** BEGIN Available data **
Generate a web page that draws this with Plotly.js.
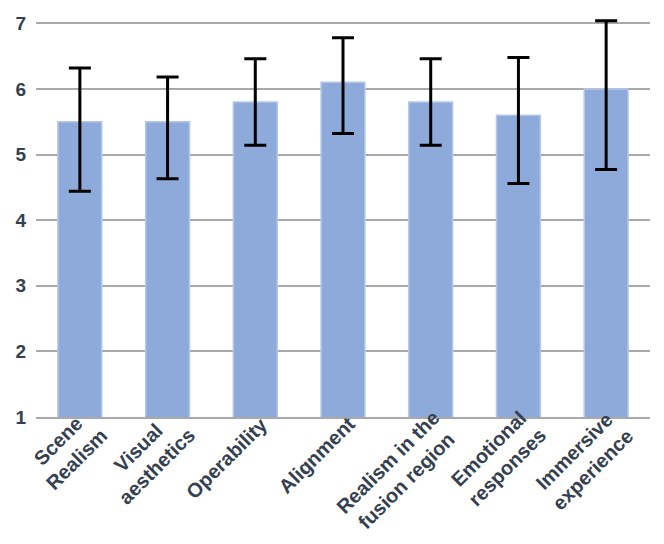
<!DOCTYPE html>
<html><head><meta charset="utf-8">
<script src="https://cdn.plot.ly/plotly-3.0.1.min.js"></script>
<style>html,body{margin:0;padding:0;background:#fff}</style>
</head><body>
<div id="chart" style="width:664px;height:544px"></div>
<script>
const categories = ["Scene<br>Realism", "Visual<br>aesthetics", "Operability", "Alignment", "Realism in the<br>fusion region", "Emotional<br>responses", "Immersive<br>experience"];
const meanScores = [5.5, 5.5, 5.8, 6.1, 5.8, 5.6, 6.0];
const errorUpper = [0.82, 0.68, 0.66, 0.68, 0.66, 0.88, 1.04];
const errorLower = [1.06, 0.87, 0.66, 0.78, 0.66, 1.04, 1.23];
const yTicks = [1, 2, 3, 4, 5, 6, 7];

const textColor = '#353f50';
const labelFont = {family: 'Liberation Sans, Arial, Helvetica, sans-serif', size: 20, color: textColor, weight: 700};
const lineH = labelFont.size * 1.3;

const annotations = categories.map((c, i) => {
  const nLines = c.split('<br>').length;
  const boxH = nLines * lineH + 4;
  return {
    x: i, xref: 'x', y: 0, yref: 'paper',
    text: c, showarrow: false, textangle: -45, align: 'center',
    xanchor: 'right', yanchor: 'top',
    xshift: 0.707 * boxH - 2 - (nLines - 1) * 3,
    yshift: 7 * nLines,
    font: labelFont
  };
});

const trace = {
  type: 'bar',
  x: categories.map((c, i) => i),
  y: meanScores,
  width: 0.5,
  marker: {color: '#8eaadb', line: {color: '#b4c7e7', width: 1.5}},
  error_y: {type: 'data', symmetric: false, array: errorUpper, arrayminus: errorLower,
            color: '#000000', thickness: 3, width: 11},
  cliponaxis: false,
  hoverinfo: 'none'
};

const layout = {
  width: 664, height: 544,
  margin: {l: 36, r: 14, t: 19, b: 127, pad: 0},
  paper_bgcolor: '#ffffff', plot_bgcolor: '#ffffff',
  showlegend: false,
  font: {family: 'Liberation Sans, Arial, Helvetica, sans-serif'},
  xaxis: {type: 'linear', range: [-0.5, 6.5], showgrid: false, zeroline: false,
          showticklabels: false, ticks: '', showline: true, linecolor: '#a9a9a9',
          linewidth: 2, layer: 'below traces', fixedrange: true},
  yaxis: {range: [1, 7.065], tickvals: yTicks, ticktext: yTicks.map(String),
          showgrid: true, gridcolor: '#a9a9a9', gridwidth: 2, zeroline: false,
          showline: false, ticks: '', ticklabelstandoff: 9,
          tickfont: {family: 'Liberation Sans, Arial, Helvetica, sans-serif', size: 19, color: textColor, weight: 700},
          fixedrange: true},
  annotations: annotations
};

Plotly.newPlot('chart', [trace], layout, {displayModeBar: false, staticPlot: true});
</script>
</body></html>
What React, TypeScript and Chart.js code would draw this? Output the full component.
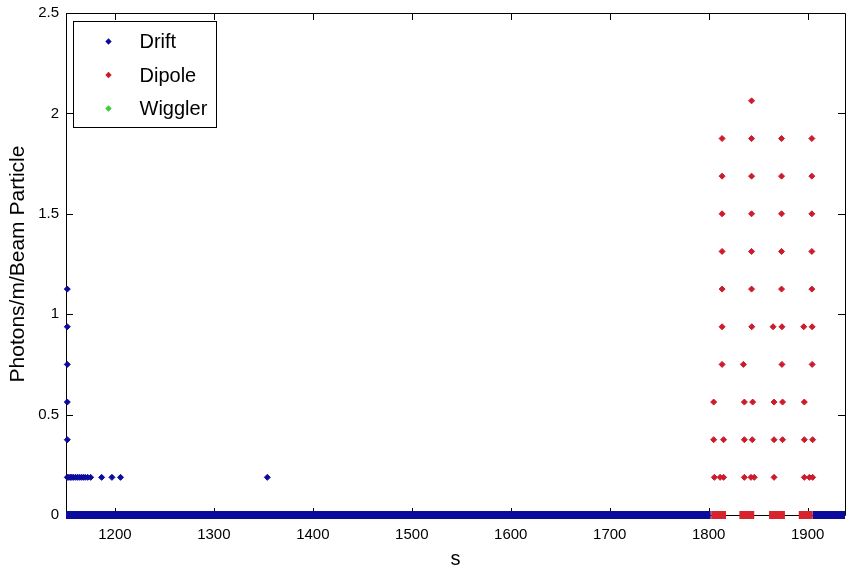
** END Available data **
- [Given request] Quote the records above in full, dropping each picture.

- [Exercise answer]
Generate a web page that draws this with Plotly.js.
<!DOCTYPE html>
<html><head><meta charset="utf-8">
<script src="https://cdn.plot.ly/plotly-3.0.1.min.js"></script>
<style>html,body{margin:0;padding:0;background:#fff}</style>
</head><body>
<div id="chart" style="width:664px;height:544px"></div>
<script>
const categories = ["Scene<br>Realism", "Visual<br>aesthetics", "Operability", "Alignment", "Realism in the<br>fusion region", "Emotional<br>responses", "Immersive<br>experience"];
const meanScores = [5.5, 5.5, 5.8, 6.1, 5.8, 5.6, 6.0];
const errorUpper = [0.82, 0.68, 0.66, 0.68, 0.66, 0.88, 1.04];
const errorLower = [1.06, 0.87, 0.66, 0.78, 0.66, 1.04, 1.23];
const yTicks = [1, 2, 3, 4, 5, 6, 7];

const textColor = '#353f50';
const labelFont = {family: 'Liberation Sans, Arial, Helvetica, sans-serif', size: 20, color: textColor, weight: 700};
const lineH = labelFont.size * 1.3;

const annotations = categories.map((c, i) => {
  const nLines = c.split('<br>').length;
  const boxH = nLines * lineH + 4;
  return {
    x: i, xref: 'x', y: 0, yref: 'paper',
    text: c, showarrow: false, textangle: -45, align: 'center',
    xanchor: 'right', yanchor: 'top',
    xshift: 0.707 * boxH - 2 - (nLines - 1) * 3,
    yshift: 7 * nLines,
    font: labelFont
  };
});

const trace = {
  type: 'bar',
  x: categories.map((c, i) => i),
  y: meanScores,
  width: 0.5,
  marker: {color: '#8eaadb', line: {color: '#b4c7e7', width: 1.5}},
  error_y: {type: 'data', symmetric: false, array: errorUpper, arrayminus: errorLower,
            color: '#000000', thickness: 3, width: 11},
  cliponaxis: false,
  hoverinfo: 'none'
};

const layout = {
  width: 664, height: 544,
  margin: {l: 36, r: 14, t: 19, b: 127, pad: 0},
  paper_bgcolor: '#ffffff', plot_bgcolor: '#ffffff',
  showlegend: false,
  font: {family: 'Liberation Sans, Arial, Helvetica, sans-serif'},
  xaxis: {type: 'linear', range: [-0.5, 6.5], showgrid: false, zeroline: false,
          showticklabels: false, ticks: '', showline: true, linecolor: '#a9a9a9',
          linewidth: 2, layer: 'below traces', fixedrange: true},
  yaxis: {range: [1, 7.065], tickvals: yTicks, ticktext: yTicks.map(String),
          showgrid: true, gridcolor: '#a9a9a9', gridwidth: 2, zeroline: false,
          showline: false, ticks: '', ticklabelstandoff: 9,
          tickfont: {family: 'Liberation Sans, Arial, Helvetica, sans-serif', size: 19, color: textColor, weight: 700},
          fixedrange: true},
  annotations: annotations
};

Plotly.newPlot('chart', [trace], layout, {displayModeBar: false, staticPlot: true});
</script>
</body></html>
What React, TypeScript and Chart.js code would draw this? Output the full component.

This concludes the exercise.